Re: Should activate_page()/__set_page_dirty_buffers() use _irqsavelocking?
From: Richard Purdie
Date: Wed Jul 27 2005 - 05:15:39 EST
On Tue, 2005-07-26 at 11:38 -0700, Andrew Morton wrote:
> Richard Purdie <rpurdie@xxxxxxxxx> wrote:
> >
> > I've been experimenting with oprofile on an arm system without a PMU.
> > Whenever I enable callgraphing I see a BUG from run_posix_cpu_timers()

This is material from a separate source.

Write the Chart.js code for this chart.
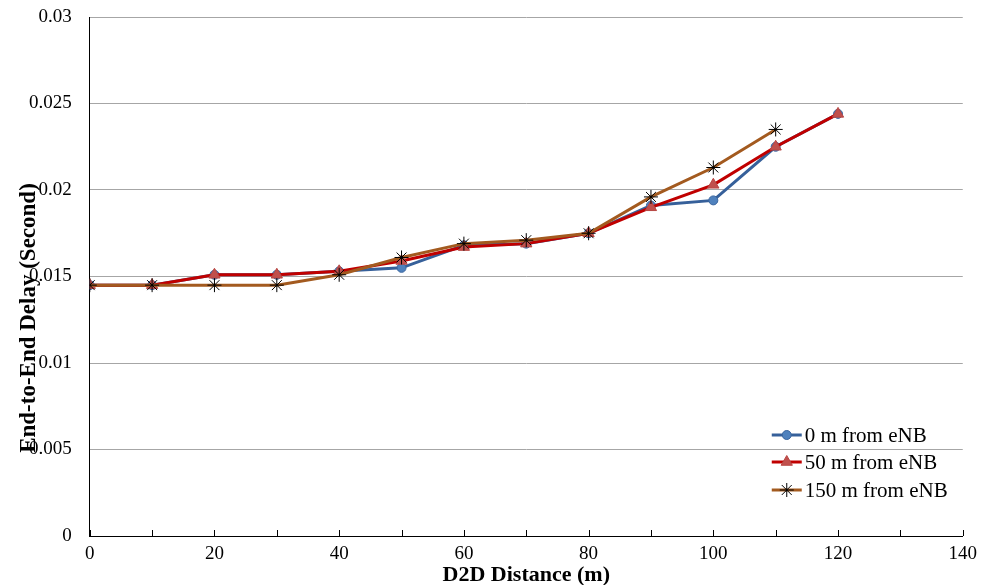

> > due to irqs being enabled when they should be disabled.
> >
> > Tracing this back shows interrupts are enabled after the arm backtrace
> > code completes. Further tracing reveals its the call to
> > check_user_page_readable() (within an interrupt) that is causing the
> > problem.
> >
> > Both the arm and i386 backtrace code would seem to be vulnerable to this
> > problem.
>
> ow, yes, ug.
>
> check_page_readable() won't actually call set_page_dirty() because it
> passes in `write = 0'. So it should be sufficient to use
> spin_lock_irqsave() in mark_page_accessed().
>
> But then again, that's fragile and obscure and it isn't even correct: if
> someone calls check_page_readable(), that doesn't imply an actual read of
> the page's contents.
>
> So how about we add a new flag to __follow_page() telling it whether to
> consider this as an access to the page contents?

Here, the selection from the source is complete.